# start of Extracted data

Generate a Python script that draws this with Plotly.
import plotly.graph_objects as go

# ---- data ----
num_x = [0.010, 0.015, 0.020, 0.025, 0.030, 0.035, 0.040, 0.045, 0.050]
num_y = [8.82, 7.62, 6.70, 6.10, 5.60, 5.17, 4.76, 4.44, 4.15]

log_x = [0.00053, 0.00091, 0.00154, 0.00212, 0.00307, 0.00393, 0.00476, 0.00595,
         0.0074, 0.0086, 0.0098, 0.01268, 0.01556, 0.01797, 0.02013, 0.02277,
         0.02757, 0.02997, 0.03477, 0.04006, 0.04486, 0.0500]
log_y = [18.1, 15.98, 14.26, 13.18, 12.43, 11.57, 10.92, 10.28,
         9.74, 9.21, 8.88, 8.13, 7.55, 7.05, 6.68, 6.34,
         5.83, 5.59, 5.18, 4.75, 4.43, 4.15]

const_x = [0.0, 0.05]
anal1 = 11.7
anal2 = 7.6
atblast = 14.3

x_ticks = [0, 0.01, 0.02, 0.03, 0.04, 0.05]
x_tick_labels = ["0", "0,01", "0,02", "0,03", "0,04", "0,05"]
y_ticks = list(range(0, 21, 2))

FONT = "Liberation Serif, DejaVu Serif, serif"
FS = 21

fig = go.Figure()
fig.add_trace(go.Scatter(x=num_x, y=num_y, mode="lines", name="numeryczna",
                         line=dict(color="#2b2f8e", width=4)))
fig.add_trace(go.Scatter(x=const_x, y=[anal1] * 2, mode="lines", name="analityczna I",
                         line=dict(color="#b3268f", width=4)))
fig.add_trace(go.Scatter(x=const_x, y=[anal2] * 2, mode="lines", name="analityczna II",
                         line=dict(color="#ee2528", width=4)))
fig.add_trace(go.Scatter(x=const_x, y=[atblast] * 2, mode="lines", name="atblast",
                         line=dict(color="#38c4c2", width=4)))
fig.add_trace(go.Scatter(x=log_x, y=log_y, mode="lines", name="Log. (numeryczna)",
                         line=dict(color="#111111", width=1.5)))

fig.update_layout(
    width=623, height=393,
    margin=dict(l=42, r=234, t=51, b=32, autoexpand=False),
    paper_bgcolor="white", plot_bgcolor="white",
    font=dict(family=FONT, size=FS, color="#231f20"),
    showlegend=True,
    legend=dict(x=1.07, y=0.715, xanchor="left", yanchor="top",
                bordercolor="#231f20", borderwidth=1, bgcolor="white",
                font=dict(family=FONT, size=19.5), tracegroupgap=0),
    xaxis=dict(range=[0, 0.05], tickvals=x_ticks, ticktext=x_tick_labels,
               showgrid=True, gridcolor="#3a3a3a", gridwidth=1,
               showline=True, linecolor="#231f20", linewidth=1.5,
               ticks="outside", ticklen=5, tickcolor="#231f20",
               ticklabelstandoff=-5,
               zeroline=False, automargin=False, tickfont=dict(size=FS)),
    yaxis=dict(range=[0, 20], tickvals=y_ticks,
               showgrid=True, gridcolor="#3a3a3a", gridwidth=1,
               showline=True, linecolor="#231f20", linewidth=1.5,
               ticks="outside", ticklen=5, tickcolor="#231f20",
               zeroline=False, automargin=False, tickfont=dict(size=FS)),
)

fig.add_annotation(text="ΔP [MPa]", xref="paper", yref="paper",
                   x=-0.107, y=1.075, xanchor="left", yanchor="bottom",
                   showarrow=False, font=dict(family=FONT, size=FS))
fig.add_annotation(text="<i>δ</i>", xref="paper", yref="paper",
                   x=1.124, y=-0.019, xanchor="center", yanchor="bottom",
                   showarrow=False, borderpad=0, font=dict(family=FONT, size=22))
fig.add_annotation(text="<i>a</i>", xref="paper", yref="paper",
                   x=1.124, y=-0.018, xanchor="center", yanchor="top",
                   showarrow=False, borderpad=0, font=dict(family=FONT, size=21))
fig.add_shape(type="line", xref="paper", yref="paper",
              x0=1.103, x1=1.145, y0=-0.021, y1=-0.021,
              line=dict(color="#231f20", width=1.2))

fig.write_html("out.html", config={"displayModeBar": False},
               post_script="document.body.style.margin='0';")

# end of Extracted data
# start of Extracted data

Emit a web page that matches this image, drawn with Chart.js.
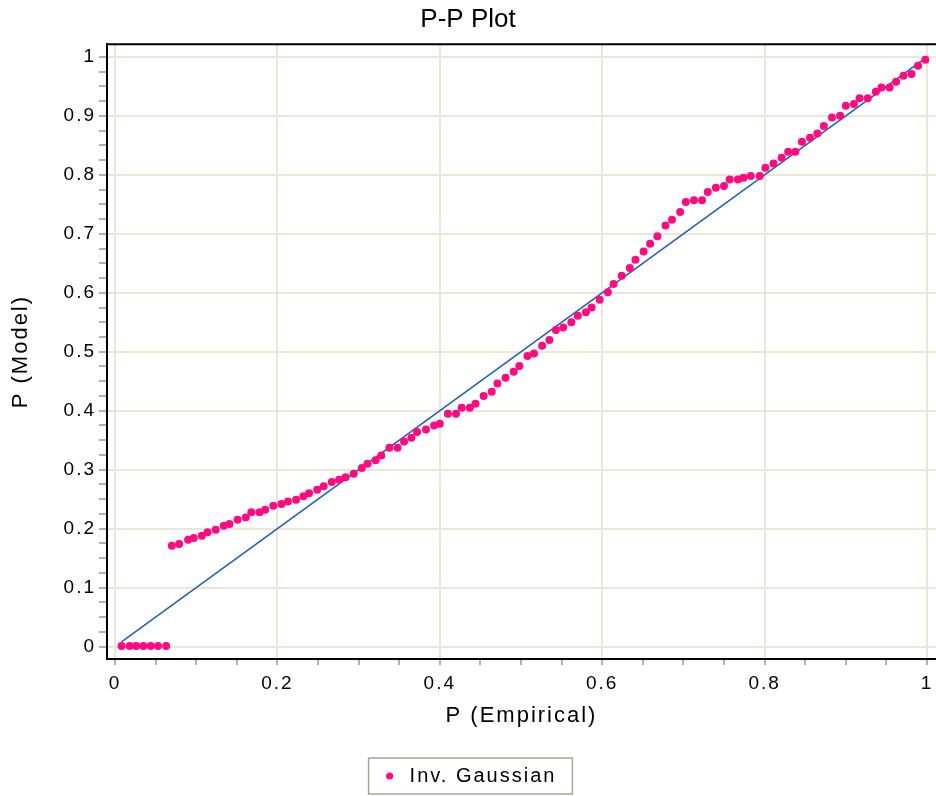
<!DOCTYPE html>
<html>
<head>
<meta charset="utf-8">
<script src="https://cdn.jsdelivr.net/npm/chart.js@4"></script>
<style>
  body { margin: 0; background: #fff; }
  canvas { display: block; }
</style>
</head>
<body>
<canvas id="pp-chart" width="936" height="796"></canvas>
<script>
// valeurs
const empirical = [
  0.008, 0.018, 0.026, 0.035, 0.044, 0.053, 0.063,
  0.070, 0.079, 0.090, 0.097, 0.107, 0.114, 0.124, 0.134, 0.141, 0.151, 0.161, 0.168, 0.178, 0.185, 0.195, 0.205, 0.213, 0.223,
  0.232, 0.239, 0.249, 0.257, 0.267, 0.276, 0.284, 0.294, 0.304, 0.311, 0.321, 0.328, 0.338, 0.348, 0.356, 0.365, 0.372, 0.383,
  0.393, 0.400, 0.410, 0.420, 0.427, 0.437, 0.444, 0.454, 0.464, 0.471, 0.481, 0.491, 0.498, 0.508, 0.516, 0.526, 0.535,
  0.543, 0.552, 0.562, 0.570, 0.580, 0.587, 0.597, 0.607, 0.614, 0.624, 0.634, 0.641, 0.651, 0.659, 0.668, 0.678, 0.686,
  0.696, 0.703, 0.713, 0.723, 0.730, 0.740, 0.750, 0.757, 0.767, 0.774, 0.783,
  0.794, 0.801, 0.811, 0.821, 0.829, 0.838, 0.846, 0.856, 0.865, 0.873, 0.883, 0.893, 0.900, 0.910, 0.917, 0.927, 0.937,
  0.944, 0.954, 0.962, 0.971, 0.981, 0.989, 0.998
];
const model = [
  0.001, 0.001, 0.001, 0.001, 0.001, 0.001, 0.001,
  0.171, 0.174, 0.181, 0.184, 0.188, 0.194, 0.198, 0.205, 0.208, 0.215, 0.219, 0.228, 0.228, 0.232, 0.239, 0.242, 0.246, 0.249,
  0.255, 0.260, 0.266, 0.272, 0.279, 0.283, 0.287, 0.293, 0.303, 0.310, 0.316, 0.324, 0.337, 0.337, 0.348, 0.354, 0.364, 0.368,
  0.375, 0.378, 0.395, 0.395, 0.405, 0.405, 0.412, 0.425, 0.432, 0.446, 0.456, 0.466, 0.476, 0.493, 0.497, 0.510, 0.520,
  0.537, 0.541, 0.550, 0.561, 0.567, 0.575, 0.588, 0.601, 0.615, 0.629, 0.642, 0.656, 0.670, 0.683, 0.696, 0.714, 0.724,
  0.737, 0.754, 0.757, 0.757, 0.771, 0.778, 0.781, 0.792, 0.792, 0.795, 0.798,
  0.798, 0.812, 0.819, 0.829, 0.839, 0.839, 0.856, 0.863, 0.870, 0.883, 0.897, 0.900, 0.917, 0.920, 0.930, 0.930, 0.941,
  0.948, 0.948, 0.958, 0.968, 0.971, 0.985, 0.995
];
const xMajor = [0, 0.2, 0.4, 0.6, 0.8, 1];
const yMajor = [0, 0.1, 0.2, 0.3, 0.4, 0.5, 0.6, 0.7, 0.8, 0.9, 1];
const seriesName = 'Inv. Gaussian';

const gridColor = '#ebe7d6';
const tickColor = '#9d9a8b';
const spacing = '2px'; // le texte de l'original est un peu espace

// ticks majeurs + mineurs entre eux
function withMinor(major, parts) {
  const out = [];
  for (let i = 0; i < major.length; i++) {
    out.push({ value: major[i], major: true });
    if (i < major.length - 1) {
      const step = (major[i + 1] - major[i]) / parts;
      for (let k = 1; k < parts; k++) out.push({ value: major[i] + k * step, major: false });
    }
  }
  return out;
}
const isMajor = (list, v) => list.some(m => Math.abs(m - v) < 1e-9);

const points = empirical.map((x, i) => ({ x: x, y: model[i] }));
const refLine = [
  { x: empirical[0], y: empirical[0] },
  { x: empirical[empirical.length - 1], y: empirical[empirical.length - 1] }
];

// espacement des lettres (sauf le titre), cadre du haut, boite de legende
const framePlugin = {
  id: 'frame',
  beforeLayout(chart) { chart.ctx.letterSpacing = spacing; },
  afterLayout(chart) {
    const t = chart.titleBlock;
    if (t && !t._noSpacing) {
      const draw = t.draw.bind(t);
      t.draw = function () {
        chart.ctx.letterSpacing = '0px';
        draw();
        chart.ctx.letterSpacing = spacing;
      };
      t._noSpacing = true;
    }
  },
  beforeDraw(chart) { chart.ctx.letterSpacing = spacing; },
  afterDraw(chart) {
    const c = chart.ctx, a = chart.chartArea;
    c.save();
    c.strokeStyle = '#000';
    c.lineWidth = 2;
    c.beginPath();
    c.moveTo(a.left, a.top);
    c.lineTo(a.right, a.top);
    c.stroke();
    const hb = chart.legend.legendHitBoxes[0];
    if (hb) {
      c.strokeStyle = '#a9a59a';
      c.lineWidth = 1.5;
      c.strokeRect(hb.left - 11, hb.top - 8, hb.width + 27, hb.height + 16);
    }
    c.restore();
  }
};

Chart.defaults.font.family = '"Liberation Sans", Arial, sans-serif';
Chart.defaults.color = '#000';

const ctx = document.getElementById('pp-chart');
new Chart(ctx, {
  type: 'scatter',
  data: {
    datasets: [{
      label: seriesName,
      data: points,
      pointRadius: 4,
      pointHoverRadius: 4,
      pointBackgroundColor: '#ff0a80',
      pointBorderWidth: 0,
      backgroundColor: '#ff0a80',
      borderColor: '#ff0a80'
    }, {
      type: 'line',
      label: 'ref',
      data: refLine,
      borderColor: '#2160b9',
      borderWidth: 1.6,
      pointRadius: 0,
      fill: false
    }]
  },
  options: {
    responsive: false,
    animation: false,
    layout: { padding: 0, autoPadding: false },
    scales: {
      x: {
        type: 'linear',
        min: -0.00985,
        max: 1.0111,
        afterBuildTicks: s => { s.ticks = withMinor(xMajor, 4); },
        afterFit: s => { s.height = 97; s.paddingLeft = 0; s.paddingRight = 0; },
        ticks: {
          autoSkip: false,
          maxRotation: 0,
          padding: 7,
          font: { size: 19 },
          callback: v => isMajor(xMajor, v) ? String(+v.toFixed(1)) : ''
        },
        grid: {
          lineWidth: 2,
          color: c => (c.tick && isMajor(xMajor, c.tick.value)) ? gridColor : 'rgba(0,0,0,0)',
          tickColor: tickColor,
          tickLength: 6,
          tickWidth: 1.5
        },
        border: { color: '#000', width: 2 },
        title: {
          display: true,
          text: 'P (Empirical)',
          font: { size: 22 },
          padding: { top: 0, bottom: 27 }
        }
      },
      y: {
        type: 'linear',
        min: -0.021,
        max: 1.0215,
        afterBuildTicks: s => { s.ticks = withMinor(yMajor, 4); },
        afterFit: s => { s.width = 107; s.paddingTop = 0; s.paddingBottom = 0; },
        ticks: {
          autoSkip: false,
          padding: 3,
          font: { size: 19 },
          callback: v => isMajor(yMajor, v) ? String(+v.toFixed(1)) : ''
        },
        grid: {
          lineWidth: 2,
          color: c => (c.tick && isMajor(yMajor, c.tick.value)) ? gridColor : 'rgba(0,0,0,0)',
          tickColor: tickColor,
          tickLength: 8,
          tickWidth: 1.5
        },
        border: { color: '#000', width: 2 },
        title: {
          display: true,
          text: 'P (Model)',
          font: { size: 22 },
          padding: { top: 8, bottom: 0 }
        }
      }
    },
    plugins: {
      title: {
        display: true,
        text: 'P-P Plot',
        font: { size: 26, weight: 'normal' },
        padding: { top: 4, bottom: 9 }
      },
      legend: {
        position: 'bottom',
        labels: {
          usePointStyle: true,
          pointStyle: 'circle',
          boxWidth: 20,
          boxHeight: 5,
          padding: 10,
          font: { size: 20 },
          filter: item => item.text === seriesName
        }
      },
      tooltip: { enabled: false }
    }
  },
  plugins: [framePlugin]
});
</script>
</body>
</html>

# end of Extracted data
# start of Extracted data

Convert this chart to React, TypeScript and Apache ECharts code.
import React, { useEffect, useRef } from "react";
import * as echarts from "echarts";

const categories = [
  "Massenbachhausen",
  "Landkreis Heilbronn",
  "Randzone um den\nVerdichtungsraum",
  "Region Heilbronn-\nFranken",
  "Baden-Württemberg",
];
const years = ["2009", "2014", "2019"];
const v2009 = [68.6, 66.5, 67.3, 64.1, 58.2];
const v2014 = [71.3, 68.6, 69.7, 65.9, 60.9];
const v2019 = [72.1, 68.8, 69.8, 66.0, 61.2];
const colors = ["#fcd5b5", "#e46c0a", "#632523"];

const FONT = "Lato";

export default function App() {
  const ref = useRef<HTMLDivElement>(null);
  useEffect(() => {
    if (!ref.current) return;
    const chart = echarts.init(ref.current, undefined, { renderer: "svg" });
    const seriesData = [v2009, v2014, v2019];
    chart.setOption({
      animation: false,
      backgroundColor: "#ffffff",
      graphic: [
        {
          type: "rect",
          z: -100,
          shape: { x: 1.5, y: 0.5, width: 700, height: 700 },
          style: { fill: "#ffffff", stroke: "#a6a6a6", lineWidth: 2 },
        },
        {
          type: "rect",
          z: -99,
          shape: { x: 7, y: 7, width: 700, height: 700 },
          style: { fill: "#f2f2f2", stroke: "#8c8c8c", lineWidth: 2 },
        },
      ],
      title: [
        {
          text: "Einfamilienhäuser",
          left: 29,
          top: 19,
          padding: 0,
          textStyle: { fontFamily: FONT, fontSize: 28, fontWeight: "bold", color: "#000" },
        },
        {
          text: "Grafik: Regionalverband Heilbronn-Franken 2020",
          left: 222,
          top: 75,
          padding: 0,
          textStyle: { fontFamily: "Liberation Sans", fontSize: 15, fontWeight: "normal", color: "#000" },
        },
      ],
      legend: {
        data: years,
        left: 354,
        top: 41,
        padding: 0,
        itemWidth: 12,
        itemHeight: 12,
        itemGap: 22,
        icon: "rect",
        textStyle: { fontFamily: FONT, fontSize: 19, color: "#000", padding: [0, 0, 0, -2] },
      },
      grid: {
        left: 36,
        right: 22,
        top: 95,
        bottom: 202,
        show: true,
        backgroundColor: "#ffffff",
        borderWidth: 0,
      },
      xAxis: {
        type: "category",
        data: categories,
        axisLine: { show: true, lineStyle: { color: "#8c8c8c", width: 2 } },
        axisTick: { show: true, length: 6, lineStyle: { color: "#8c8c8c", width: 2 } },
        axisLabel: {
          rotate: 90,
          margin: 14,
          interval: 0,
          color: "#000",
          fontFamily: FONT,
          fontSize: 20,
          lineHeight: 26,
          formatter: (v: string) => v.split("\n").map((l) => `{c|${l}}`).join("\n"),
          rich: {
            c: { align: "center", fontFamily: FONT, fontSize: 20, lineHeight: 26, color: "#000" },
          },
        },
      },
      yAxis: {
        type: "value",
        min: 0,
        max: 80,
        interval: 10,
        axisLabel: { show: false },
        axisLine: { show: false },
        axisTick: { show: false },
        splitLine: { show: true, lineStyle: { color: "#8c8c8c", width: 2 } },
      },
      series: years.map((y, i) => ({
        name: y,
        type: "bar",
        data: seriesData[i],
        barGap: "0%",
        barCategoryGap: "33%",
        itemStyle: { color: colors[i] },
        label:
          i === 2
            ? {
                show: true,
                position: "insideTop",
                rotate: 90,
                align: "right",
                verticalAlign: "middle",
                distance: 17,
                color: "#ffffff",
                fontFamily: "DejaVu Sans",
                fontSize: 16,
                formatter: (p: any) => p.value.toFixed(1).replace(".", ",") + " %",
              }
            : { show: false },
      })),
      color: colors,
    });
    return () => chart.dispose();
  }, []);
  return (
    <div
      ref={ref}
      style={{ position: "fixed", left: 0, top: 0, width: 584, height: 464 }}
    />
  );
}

# end of Extracted data

=== Exercise ===
Quote the data above from the line containing "Generate a Python" to the line containing "num_y = [8.82, 7.62, 6.70, 6.10, 5.60, 5.17, 4.76, 4.44, 4.15]", inclusive, and stop.

=== Solution below ===
Generate a Python script that draws this with Plotly.
import plotly.graph_objects as go

# ---- data ----
num_x = [0.010, 0.015, 0.020, 0.025, 0.030, 0.035, 0.040, 0.045, 0.050]
num_y = [8.82, 7.62, 6.70, 6.10, 5.60, 5.17, 4.76, 4.44, 4.15]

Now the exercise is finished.